L'action judiciaire sera mon dernier recours
Quelles solutions demandez-vous ?
J’aimerais bien que le gouvernement en parle par exemple. En janvier dernier, la conférence nationale du handicap a abordé la thématique école et insertion professionnelle. Mais avant ça il faut déjà qu’on sorte de chez soi et la thématique du logement n’a pas été abordée. Je pense qu’ils ne sont pas au courant ou que c’est un problème mineur. Des handicapés sont coincés chez eux et on ne peut rien pour eux.
Il faudrait un Cyril Hanouna par exemple, quelqu’un d’influent, qui prendrait la parole pour que les gens se posent des questions.
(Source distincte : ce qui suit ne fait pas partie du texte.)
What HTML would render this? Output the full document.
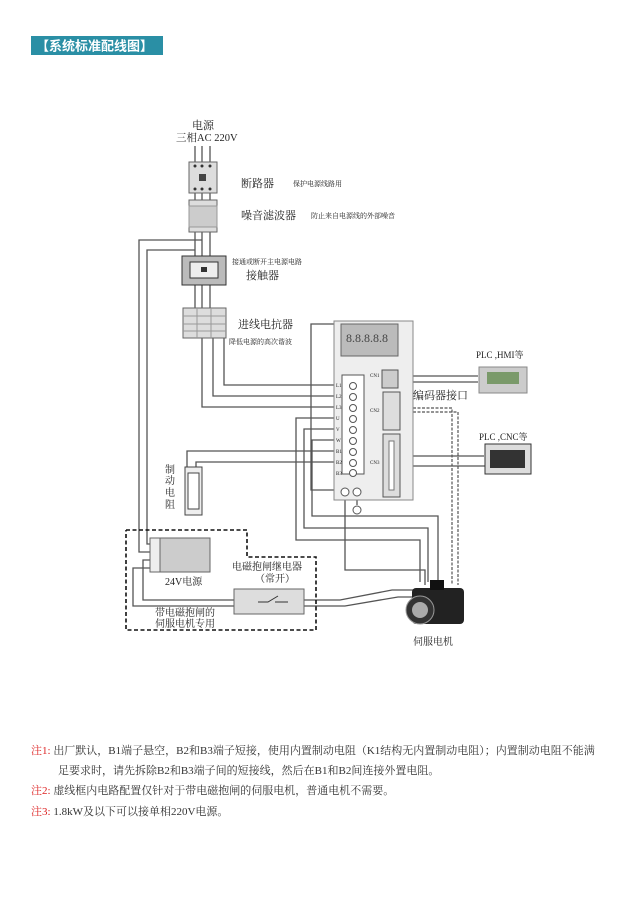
<!DOCTYPE html>
<html><head><meta charset="utf-8"><style>
body{margin:0;background:#fff;width:636px;height:900px;overflow:hidden;font-family:"Liberation Serif","Noto Serif CJK SC",serif}
svg{position:absolute;left:0;top:0}
text{font-family:"Liberation Serif","Noto Serif CJK SC",serif;fill:#222}
.n{position:absolute;left:31px;font-size:11px;color:#333;line-height:20px}
.n b{color:#d22;font-weight:normal}
</style></head><body>
<svg width="636" height="900" viewBox="0 0 636 900">
<rect x="31" y="36" width="132" height="19" fill="#2a8fa5"/>
<text x="36" y="50.5" font-size="13" style="fill:#fff;font-family:'Liberation Sans','Noto Sans CJK SC',sans-serif;font-weight:bold">【系统标准配线图】</text>

<g fill="none" stroke="#555" stroke-width="1.3">
<path d="M195 146V165M202 146V165M210 146V165"/>
<path d="M195 193V201M202 193V201M210 193V201"/>
<path d="M195 232V257M202 232V257M210 232V257"/>
<path d="M195 285V309M202 285V309M210 285V309"/>
<path d="M202 240H139V552H152"/>
<path d="M195 250H147V544H152"/>
<path d="M224 330V385H342"/>
<path d="M213 330V396H342"/>
<path d="M202 330V407H342"/>
<path d="M342 418H296V540H420V582"/>
<path d="M342 429H304V528H428V582"/>
<path d="M342 440H312V516H438V582"/>
<path d="M342 451H187V468"/>
<path d="M342 462H196V468"/>
<path d="M345 495V570H425V585"/>
<path d="M357 495V505"/>
<path d="M342 324H311V490H342"/>
<path d="M413 376H478M413 382H478"/>
<path d="M413 456H484M413 466H502"/>
<path d="M152 560H143V600H234M152 568H133V606H234"/>
<path d="M304 600H340L392 590H440M304 606H345L398 597H442"/>
</g>
<g fill="none" stroke="#555" stroke-width="1.2" stroke-dasharray="3,1.5">
<path d="M413 408H452V585M413 412H458V585"/>
</g>
<polyline points="126,530 247,530 247,557 316,557 316,630 126,630 126,530" fill="none" stroke="#111" stroke-width="1.6" stroke-dasharray="4,2.5"/>

<rect x="189" y="162" width="28" height="31" fill="#ddd" stroke="#666"/>
<rect x="199" y="174" width="7" height="7" fill="#444"/>
<circle cx="195" cy="166" r="1.5" fill="#333"/><circle cx="202" cy="166" r="1.5" fill="#333"/><circle cx="210" cy="166" r="1.5" fill="#333"/>
<circle cx="195" cy="189" r="1.5" fill="#333"/><circle cx="202" cy="189" r="1.5" fill="#333"/><circle cx="210" cy="189" r="1.5" fill="#333"/>
<rect x="189" y="200" width="28" height="32" fill="#ddd" stroke="#666"/>
<rect x="189" y="206" width="28" height="21" fill="#ccc" stroke="#999"/>
<rect x="182" y="256" width="44" height="29" fill="#bbb" stroke="#333"/>
<rect x="190" y="262" width="28" height="16" fill="#eee" stroke="#333"/>
<rect x="201" y="267" width="6" height="5" fill="#333"/>
<rect x="183" y="308" width="43" height="30" fill="#ddd" stroke="#666"/>
<path d="M197 308V338M211 308V338M183 316H226M183 324H226M183 331H226" stroke="#999"/>

<rect x="334" y="321" width="79" height="179" fill="#eee" stroke="#888"/>
<rect x="341" y="324" width="57" height="32" fill="#bbb" stroke="#666"/>
<text x="346" y="342" font-size="12" style="fill:#444">8.8.8.8.8</text>
<rect x="342" y="375" width="22" height="99" fill="#fff" stroke="#555"/>
<g font-size="5" style="fill:#111;font-family:'Liberation Sans',sans-serif">
<text x="336" y="387">L1</text><text x="336" y="398">L2</text><text x="336" y="409">L3</text><text x="336" y="420">U</text><text x="336" y="431">V</text><text x="336" y="442">W</text><text x="336" y="453">B1</text><text x="336" y="464">B2</text><text x="336" y="475">B3</text>
<text x="370" y="377">CN1</text><text x="370" y="412">CN2</text><text x="370" y="464">CN3</text>
</g>
<g fill="#fff" stroke="#555"><circle cx="353" cy="386" r="3.5"/><circle cx="353" cy="397" r="3.5"/><circle cx="353" cy="408" r="3.5"/><circle cx="353" cy="419" r="3.5"/><circle cx="353" cy="430" r="3.5"/><circle cx="353" cy="441" r="3.5"/><circle cx="353" cy="452" r="3.5"/><circle cx="353" cy="463" r="3.5"/><circle cx="353" cy="473" r="3.5"/>
<circle cx="345" cy="492" r="4"/><circle cx="357" cy="492" r="4"/><circle cx="357" cy="510" r="4"/></g>
<rect x="382" y="370" width="16" height="18" fill="#ccc" stroke="#555"/>
<rect x="383" y="392" width="17" height="38" fill="#ddd" stroke="#555"/>
<rect x="383" y="434" width="17" height="63" fill="#ddd" stroke="#555"/>
<rect x="389" y="441" width="5" height="49" fill="#fff" stroke="#777"/>

<rect x="185" y="467" width="17" height="48" fill="#eee" stroke="#444"/>
<rect x="188" y="473" width="11" height="36" fill="#fff" stroke="#444"/>
<rect x="150" y="538" width="60" height="34" fill="#ccc" stroke="#666"/>
<rect x="150" y="538" width="10" height="34" fill="#eee" stroke="#666"/>
<rect x="234" y="589" width="70" height="25" fill="#ddd" stroke="#666"/>
<path d="M258 602H268L278 596M275 602H288" stroke="#333" fill="none"/>
<rect x="412" y="588" width="52" height="36" rx="4" fill="#222"/>
<circle cx="420" cy="610" r="14" fill="#333" stroke="#999"/>
<circle cx="420" cy="610" r="8" fill="#aaa"/>
<rect x="430" y="580" width="14" height="10" fill="#111"/>
<rect x="479" y="367" width="48" height="26" fill="#ccc" stroke="#888"/>
<rect x="487" y="372" width="32" height="12" fill="#7a9a6a"/>
<rect x="485" y="444" width="46" height="30" fill="#ddd" stroke="#333"/>
<rect x="490" y="450" width="35" height="18" fill="#333"/>

<g font-size="11">
<text x="192" y="129">电源</text>
<text x="176" y="141" font-size="10.5">三相AC 220V</text>
<text x="241" y="187">断路器</text>
<text x="293" y="186" font-size="7">保护电源线路用</text>
<text x="241" y="219">噪音滤波器</text>
<text x="311" y="218" font-size="7">防止来自电源线的外部噪音</text>
<text x="232" y="264" font-size="7">接通或断开主电源电路</text>
<text x="246" y="279">接触器</text>
<text x="238" y="328">进线电抗器</text>
<text x="229" y="344" font-size="7">降低电源的高次谐波</text>
<text x="476" y="358" font-size="9">PLC ,HMI等</text>
<text x="413" y="399">编码器接口</text>
<text x="479" y="440" font-size="9">PLC ,CNC等</text>
<text x="165" y="473" font-size="10">制</text><text x="165" y="484" font-size="10">动</text><text x="165" y="496" font-size="10">电</text><text x="165" y="508" font-size="10">阻</text>
<text x="165" y="585" font-size="10">24V电源</text>
<text x="232" y="570" font-size="10">电磁抱闸继电器</text>
<text x="255" y="582" font-size="10">（常开）</text>
<text x="155" y="616" font-size="10">带电磁抱闸的</text>
<text x="155" y="627" font-size="10">伺服电机专用</text>
<text x="413" y="645" font-size="10">伺服电机</text>
</g>
</svg>
<div class="n" style="top:741px"><b>注1:</b> 出厂默认，B1端子悬空，B2和B3端子短接，使用内置制动电阻（K1结构无内置制动电阻）；内置制动电阻不能满</div>
<div class="n" style="top:761px;left:58px">足要求时，请先拆除B2和B3端子间的短接线，然后在B1和B2间连接外置电阻。</div>
<div class="n" style="top:781px"><b>注2:</b> 虚线框内电路配置仅针对于带电磁抱闸的伺服电机，普通电机不需要。</div>
<div class="n" style="top:802px"><b>注3:</b> 1.8kW及以下可以接单相220V电源。</div>
</body></html>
Qu’on se mette autour d’une table pour dire que ce problème existe et qu’effectivement ce n’est pas normal qu’on en soit là en 2020.
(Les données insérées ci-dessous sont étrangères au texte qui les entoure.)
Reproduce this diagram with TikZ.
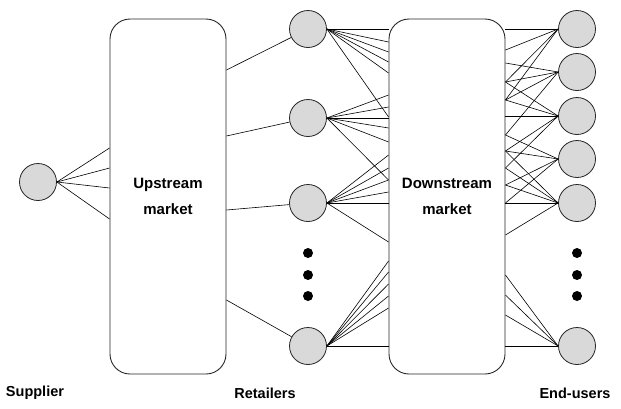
\documentclass[tikz,border=0pt]{standalone}
\usepackage{fontspec}
\setmainfont{Liberation Sans}
\begin{document}
\begin{tikzpicture}[x=1pt,y=-1pt,
  agent/.style={circle,draw=black!85,fill=black!15,line width=0.8pt,minimum size=37pt,inner sep=0pt},
  dotn/.style={circle,fill=black,minimum size=10pt,inner sep=0pt},
  market/.style={draw=black!85,line width=0.9pt,rounded corners=20pt,minimum width=116pt,minimum height=355pt,inner sep=0pt,align=center,font=\fontsize{15}{26}\selectfont\bfseries},
  lab/.style={font=\fontsize{14.5}{17}\selectfont\bfseries},
  link/.style={line width=0.6pt,black}]
\useasboundingbox (0,0) rectangle (621,408);
% markets
\node[market] (up) at (168,196.5) {Upstream\\market};
\node[market] (down) at (447,196.5) {Downstream\\market};
% supplier
\node[agent] (s) at (38,182) {};
% retailers
\node[agent] (r1) at (308,29) {};
\node[agent] (r2) at (308,118) {};
\node[agent] (r3) at (308,203) {};
\node[agent] (r4) at (308,346) {};
\node[dotn] (rd1) at (308,253) {};
\node[dotn] (rd2) at (308,275) {};
\node[dotn] (rd3) at (308,296) {};
% end users
\node[agent] (e1) at (577,29) {};
\node[agent] (e2) at (577,72) {};
\node[agent] (e3) at (577,116) {};
\node[agent] (e4) at (577,159) {};
\node[agent] (e5) at (577,203) {};
\node[agent] (e6) at (577,346) {};
\node[dotn] (ed1) at (577,253) {};
\node[dotn] (ed2) at (577,275) {};
\node[dotn] (ed3) at (577,296) {};
% labels
\node[lab] (ls) at (35,393) {Supplier};
\node[lab] (lr) at (265,393) {Retailers};
\node[lab] (le) at (575,393) {End-users};
% supplier to upstream
\foreach \y in {148,168,188,219}{
  \coordinate (c) at (up.west |- 0,\y);
  \draw[link] (s.east) -- (c);
}
% upstream to retailers
\foreach \r/\y in {r1/70,r2/136,r3/210,r4/300}{
  \coordinate (c) at (up.east |- 0,\y);
  \draw[link] (c) -- (\r);
}
% retailers to downstream
\foreach \r/\ys in {r1/{29,42,52,62,73,117},r2/{95,107,118,128,142,180},r3/{155,168,180,192,203,242},r4/{261,272,284,296,308,346}}{
  \foreach \y in \ys {
    \coordinate (c) at (down.west |- 0,\y);
    \draw[link] (\r.east) -- (c);
  }
}
% downstream to end users
\foreach \e/\ys in {e1/{29,50,82,100},e2/{63,82,100,135},e3/{82,100,116,151,168},e4/{135,151,185,203},e5/{151,168,185,203,235},e6/{275,295,315,346}}{
  \foreach \y in \ys {
    \coordinate (c) at (down.east |- 0,\y);
    \draw[link] (\e.west) -- (c);
  }
}
\end{tikzpicture}
\end{document}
Il faut faire une réunion avec les personnes concernées. Je veux proposer des solutions, qu’on trouve une entente. C’est important, ça nous concerne tous car on est dans une société. Un moment donné, il faut prendre en compte cette problématique-là. Que le gouvernement y réfléchisse. Monsieur Macron pourrait faire une loi qui fait pression sur le bailleur. Une loi était prévue qui disait que pour chaque immeuble construit, il y aurait forcément des logements PMR mais elle a été annulée. Pourquoi ? Car un logement PMR n’est pas plus cher.
Envisagez-vous de porter votre affaire devant la justice ?
Je n’y connais rien en droit mais si on est coincé, il faut avoir une parole qui a du poids. Si je sollicite une association qui peut me faire bénéficier d’un avocat je le ferai. Après, quelques associations me soutiennent : Les deux rives, Aide-moi, le collectif Plus jamais sans ascenseur. J’ai même demandé l’aide de l’APF. J’ai sollicité beaucoup d’associations qui me soutiennent encore aujourd’hui et me proposent un avocat. C’est de manière bienveillante et il n’y aucun business derrière.
Si rien ne bouge, je vais demander aux associations de passer la vitesse supérieure. L’action judiciaire sera mon dernier recours car je n’y connais rien donc ça me fait un peu peur. Mais je ne lâcherai rien, j’ai du soutien avec moi et je les remercie énormément. Autant des entreprises, que de la famille, des amis, même des gens de Marseille. C’est grâce à eux que le mental est toujours là car ça fait 4 ans que je me bats. J’ai quand même espoir que la mairie m’appelle pour me dire qu’ils sont sur le dossier et qu’ils ont peut-être des solutions. Même si je trouve mon appartement, je vais continuer de me battre sur cette thématique d’ascenseur. C’est un combat que je fais pour moi mais aussi pour beaucoup d’autres. Si une loi arrive à la fin de mon combat, ça serait une satisfaction.